Calculate the area of the designed region in figure common between the two quadrants of circle of radius 8 cm each.

Answer 1

Hint: In this problem, we have to find the area of the designed region in the given figure common between the two quadrants of a circle of radius 8 cm each. Here we can find the area of the first quadrant and the area of the second quadrant. We can add them and subtract the result with the area of the square to get the area of the designed region. We can use the formula for area of quadrant, \[\dfrac{\theta }{{{360}^{\circ }}}\times \pi {{r}^{2}}\] as the given radius is 8 cm.
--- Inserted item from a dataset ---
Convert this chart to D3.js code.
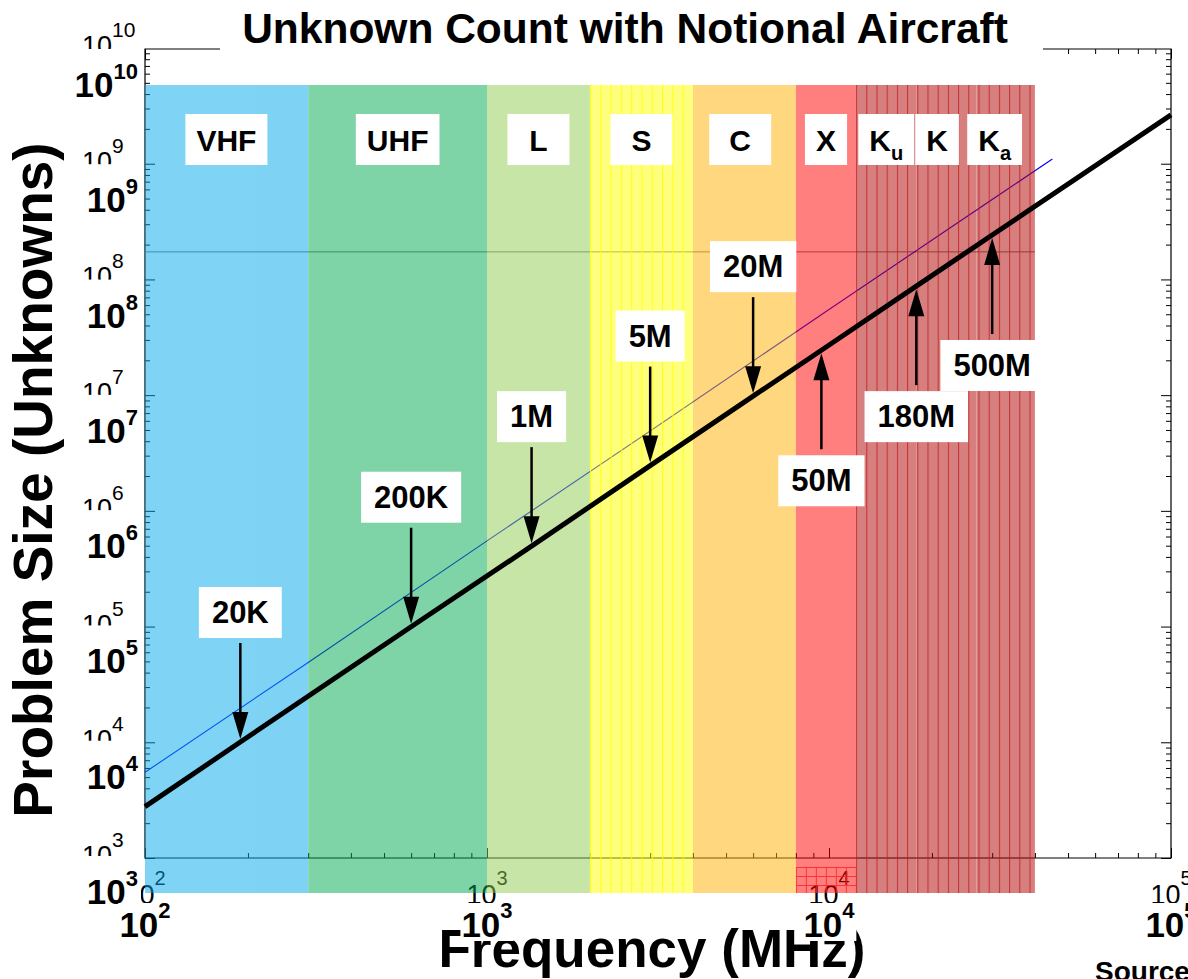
<!DOCTYPE html>
<html><head><meta charset="utf-8">
<script src="https://cdn.jsdelivr.net/npm/d3@7"></script>
<style>
html,body{margin:0;padding:0;background:#fff;}
svg{display:block;font-family:"Liberation Sans",Arial,Helvetica,sans-serif;}
</style>
</head><body>
<svg id="c" width="1188" height="979"></svg>
<script>
// ---------------- data ----------------
const titleText = "Unknown Count with Notional Aircraft";
const xTitle = "Frequency (MHz)";
const yTitle = "Problem Size (Unknowns)";
const sourceText = "Source";

const bandMain = ["VHF","UHF","L","S","C","X","K","K","K"];
const bandSub  = ["","","","","","","u","","a"];
const bandLow  = [100,300,1000,2000,4000,8000,12000,18000,27000];
const bandHigh = [300,1000,2000,4000,8000,12000,18000,27000,40000];
const bandLabelAt = [173,548,1414,2828,5500,9800,14700,20700,30500];
const bandColors = ["#00a9eb","#00a951","#91cd51","#ffff00","#ffb100","#ff0000","#b00000","#b00000","#b00000"];

// thick black curve (bold axes)
const freqBold = [100,190,600,1350,3000,6000,9500,18000,30000,100000];
const unkBold  = [5500,2e4,2e5,1e6,5e6,2e7,5e7,1.8e8,5e8,5.5e9];
// thin blue curve (thin axes)
const freqThin = [100,300,1000,3000,10000,30000,45000];
const unkThin  = [5500,4.9e4,5.5e5,4.9e6,5.5e7,4.9e8,1.1e9];
const refLineN = 1.73e8;

// annotations
const annLabels = ["20K","200K","1M","5M","20M","50M","180M","500M"];
const annFreq   = [190,600,1350,3000,6000,9500,18000,30000];
const annN      = [2e4,2e5,1e6,5e6,2e7,5e7,1.8e8,5e8];
const annDir    = ["down","down","down","down","down","up","up","up"];

// tick exponents
const xTickExp = [2,3,4,5];
const yTickExp = [3,4,5,6,7,8,9,10];

(function(){
// ---------------- scales ----------------
const svg = d3.select("#c");
const defs = svg.append("defs");
const xThin = d3.scaleLog().domain([100,1e5]).range([145,1171]);
const yThin = d3.scaleLog().domain([1e3,1e10]).range([858,48]);
const xBold = d3.scaleLog().domain([100,1e5]).range([145,1171]);
const yBold = d3.scaleLog().domain([1e3,1e10]).range([892,85]);

const majorX = xTickExp.map(e=>Math.pow(10,e));
const majorY = yTickExp.map(e=>Math.pow(10,e));
const minorX = [], minorY = [];
majorX.slice(0,-1).forEach(d=>{for(let k=2;k<10;k++) minorX.push(d*k);});
majorY.slice(0,-1).forEach(d=>{for(let k=2;k<10;k++) minorY.push(d*k);});

// ---------------- thin plot (underneath) ----------------
const thin = svg.append("g");
function axisG(gen, tf){
  const g = thin.append("g").attr("transform", tf).call(gen);
  g.select(".domain").remove();
  g.selectAll("line").attr("stroke","#000").attr("stroke-width",1);
  return g;
}
[[minorX,-5],[majorX,-10]].forEach(([v,s])=>{
  axisG(d3.axisBottom(xThin).tickValues(v).tickSize(s).tickFormat(""),"translate(0,858)");
  axisG(d3.axisTop(xThin).tickValues(v).tickSize(s).tickFormat(""),"translate(0,49)");
});
[[minorY,-5],[majorY,-10]].forEach(([v,s])=>{
  axisG(d3.axisLeft(yThin).tickValues(v.filter(d=>yThin(d)>=49)).tickSize(s).tickFormat(""),"translate(145,0)");
  axisG(d3.axisRight(yThin).tickValues(v.filter(d=>yThin(d)>=49)).tickSize(s).tickFormat(""),"translate(1171,0)");
});
thin.append("path").attr("d","M145,49V858H1171V49Z").attr("fill","none").attr("stroke","#000").attr("stroke-width",1.2);

// thin tick labels
yTickExp.forEach(e=>{
  const ty = yThin(Math.pow(10,e));
  const id = "cy"+e;
  defs.append("clipPath").attr("id",id).append("rect").attr("x",0).attr("y",0).attr("width",145).attr("height",ty+1);
  const t = thin.append("text").attr("clip-path",`url(#${id})`)
    .attr("x",82).attr("y",ty+7).attr("font-size",27).attr("fill","#000");
  t.append("tspan").text("10");
  t.append("tspan").attr("dy",-18).attr("font-size",21).text(e);
});
defs.append("clipPath").attr("id","cx").append("rect").attr("x",0).attr("y",860).attr("width",1188).attr("height",43);
xTickExp.forEach(e=>{
  const tx = xThin(Math.pow(10,e));
  const t = thin.append("text").attr("clip-path","url(#cx)")
    .attr("x",tx).attr("y",904).attr("text-anchor","middle").attr("font-size",27).attr("fill","#000");
  t.append("tspan").text("10");
  t.append("tspan").attr("dy",-19).attr("font-size",20).text(e);
});

thin.append("line").attr("x1",xThin(100)).attr("x2",xThin(40000))
  .attr("y1",yThin(refLineN)).attr("y2",yThin(refLineN)).attr("stroke","#777").attr("stroke-width",1);
thin.append("path").datum(freqThin.map((f,i)=>[f,unkThin[i]]))
  .attr("d",d3.line().x(d=>xThin(d[0])).y(d=>yThin(d[1])))
  .attr("fill","none").attr("stroke","#0000ff").attr("stroke-width",1.1);

// ---------------- bands ----------------
const pS = defs.append("pattern").attr("id","hatchS").attr("patternUnits","userSpaceOnUse")
  .attr("x",xBold(2000)).attr("y",0).attr("width",10.3).attr("height",12);
pS.append("line").attr("x1",0.5).attr("x2",0.5).attr("y1",0).attr("y2",12).attr("stroke","#ffff00").attr("stroke-width",1.2);
const pK = defs.append("pattern").attr("id","hatchK").attr("patternUnits","userSpaceOnUse")
  .attr("x",xBold(12000)).attr("y",0).attr("width",10.2).attr("height",12);
pK.append("line").attr("x1",0.5).attr("x2",0.5).attr("y1",0).attr("y2",12).attr("stroke","#c01818").attr("stroke-width",1.1).attr("opacity",0.75);
const pX = defs.append("pattern").attr("id","gridX").attr("patternUnits","userSpaceOnUse")
  .attr("x",xBold(8000)).attr("y",867).attr("width",10).attr("height",9);
pX.append("path").attr("d","M0.5,0V9M0,0.5H10").attr("stroke","#ff2020").attr("stroke-width",1);

const bands = svg.append("g");
bands.append("g").attr("opacity",0.5).selectAll("rect").data(bandLow).join("rect")
  .attr("x",(d,i)=>xBold(d)).attr("width",(d,i)=>xBold(bandHigh[i])-xBold(d))
  .attr("y",yBold(1e10)).attr("height",893-yBold(1e10))
  .attr("fill",(d,i)=>bandColors[i]);
bands.append("rect").attr("x",xBold(2000)).attr("width",xBold(4000)-xBold(2000))
  .attr("y",yBold(1e10)).attr("height",893-yBold(1e10)).attr("fill","url(#hatchS)").attr("opacity",0.8);
bands.append("rect").attr("x",xBold(12000)).attr("width",xBold(40000)-xBold(12000))
  .attr("y",yBold(1e10)).attr("height",893-yBold(1e10)).attr("fill","url(#hatchK)");
bands.append("rect").attr("x",xBold(8000)).attr("width",xBold(12000)-xBold(8000))
  .attr("y",867).attr("height",893-867).attr("fill","url(#gridX)").attr("opacity",0.8);

bandMain.forEach((m,i)=>{
  const cx = xBold(bandLabelAt[i]);
  const g = bands.append("g");
  const r = g.append("rect").attr("fill","#fff");
  const t = g.append("text").attr("x",cx).attr("y",150.5).attr("text-anchor","middle")
    .attr("font-size",30).attr("font-weight","bold").attr("fill","#000");
  t.append("tspan").text(m);
  if(bandSub[i]) t.append("tspan").attr("dy",9).attr("font-size",20).text(bandSub[i]);
  const tw = t.node().getComputedTextLength();
  const bw = xBold(bandHigh[i])-xBold(bandLow[i]);
  const w = Math.max(tw+22, Math.min(62, bw*0.7));
  r.attr("x",cx-w/2).attr("width",w).attr("y",114).attr("height",51);
});

// ---------------- thick curve ----------------
svg.append("path").datum(freqBold.map((f,i)=>[f,unkBold[i]]))
  .attr("d",d3.line().x(d=>xBold(d[0])).y(d=>yBold(d[1])))
  .attr("fill","none").attr("stroke","#000").attr("stroke-width",5);

// ---------------- annotations ----------------
annLabels.forEach((lab,i)=>{
  const ax = xBold(annFreq[i]), py = yBold(annN[i]);
  const down = annDir[i]==="down";
  const cy = down ? py-130 : py+130;
  const g = svg.append("g");
  const r = g.append("rect").attr("fill","#fff");
  const t = g.append("text").attr("x",ax).attr("y",cy+11).attr("text-anchor","middle")
    .attr("font-size",31).attr("font-weight","bold").attr("fill","#000").text(lab);
  const w = t.node().getComputedTextLength()+26;
  r.attr("x",ax-w/2).attr("width",w).attr("y",cy-25).attr("height",51);
  const tip = down ? py-3 : py+3;
  const tail = down ? cy+31 : cy-31;
  const dir = down ? 1 : -1;
  const base = tip - dir*27;
  g.append("line").attr("x1",ax).attr("x2",ax).attr("y1",tail).attr("y2",base+dir*2)
    .attr("stroke","#000").attr("stroke-width",2.5);
  g.append("path").attr("d",`M${ax},${tip}L${ax-8},${base}L${ax+8},${base}Z`).attr("fill","#000");
});

// ---------------- bold labels & titles ----------------
const topG = svg.append("g");
topG.append("text").attr("x",652).attr("y",967).attr("text-anchor","middle")
  .attr("font-size",53).attr("font-weight","bold").attr("fill","#000").text(xTitle);

yTickExp.forEach(e=>{
  const ty = yBold(Math.pow(10,e));
  const g = topG.append("g");
  const r = g.append("rect").attr("fill","#fff");
  const t = g.append("text").attr("x",138).attr("y",ty+12).attr("text-anchor","end")
    .attr("font-size",35).attr("font-weight","bold").attr("fill","#000");
  t.append("tspan").text("10");
  t.append("tspan").attr("dy",-18).attr("font-size",22).text(e);
  const bb = t.node().getBBox();
  r.attr("x",bb.x-2).attr("y",ty-36).attr("width",bb.width+5).attr("height",50);
});
xTickExp.forEach(e=>{
  const tx = xBold(Math.pow(10,e));
  const g = topG.append("g");
  const r = g.append("rect").attr("fill","#fff");
  const t = g.append("text").attr("x",tx).attr("y",937).attr("text-anchor","middle")
    .attr("font-size",35).attr("font-weight","bold").attr("fill","#000");
  t.append("tspan").text("10");
  t.append("tspan").attr("dy",-19).attr("font-size",22).text(e);
  const bb = t.node().getBBox();
  r.attr("x",bb.x-1).attr("y",903).attr("width",bb.width+2).attr("height",38);
});

topG.append("text").attr("transform","translate(52,480) rotate(-90)").attr("text-anchor","middle")
  .attr("font-size",55).attr("font-weight","bold").attr("fill","#000").text(yTitle);

topG.append("rect").attr("x",220).attr("y",0).attr("width",823).attr("height",62).attr("fill","#fff");
topG.append("text").attr("x",625).attr("y",43).attr("text-anchor","middle")
  .attr("font-size",42.5).attr("font-weight","bold").attr("fill","#000").text(titleText);

topG.append("text").attr("x",1095).attr("y",981)
  .attr("font-size",28).attr("font-weight","bold").attr("fill","#000").text(sourceText);
})();
</script>
</body></html>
We can find the area of the square with \[{{a}^{2}}\] formula.

Complete step by step solution:
Here we have to find the area of the designed region in the given figure common between the two quadrants of a circle of radius 8 cm each and the angle is \[{{90}^{\circ }}\].

We can see from the diagram that,
Area of the designed region = Area of the first quadrant + Area of the second quadrant – Area of square.
We can now find the area of the first quadrant and the area of the second quadrant.
Area of first quadrant = \[\dfrac{\theta }{{{360}^{\circ }}}\times \pi {{r}^{2}}=\dfrac{{{90}^{\circ }}}{{{360}^{\circ }}}\times \pi {{\left( 8 \right)}^{2}}\]
We can now solve the above step, we get
Area of first quadrant = \[\dfrac{{{90}^{\circ }}}{{{360}^{\circ }}}\times \pi {{\left( 8 \right)}^{2}}=\dfrac{1}{4}\times \dfrac{22}{7}\times 64=\dfrac{352}{7}c{{m}^{2}}\].
Since, the radius and angles are equal, we have
Area of the second quadrant = Area of first quadrant = \[\dfrac{352}{7}c{{m}^{2}}\].
We can now find the area of square,
 Area of square = \[{{a}^{2}}=8\times 8=64\].
We can now find the area of the designated region.
 Area of the designed region = \[\dfrac{352}{7}+\dfrac{352}{7}-64\].
We can now simplify the above step, we get
 Area of the designed region = \[\dfrac{704-448}{7}=\dfrac{256}{7}c{{m}^{2}}\].
Therefore, the area of the designed region is \[\dfrac{256}{7}c{{m}^{2}}\].

Note: We should remember some formula like area of quadrant is \[\dfrac{\theta }{{{360}^{\circ }}}\times \pi {{r}^{2}}\] and area of square is square of the length of the side, \[{{a}^{2}}\]. We should also concentrate on the given data and the diagram and understand what is being asked to find the result for the given problem.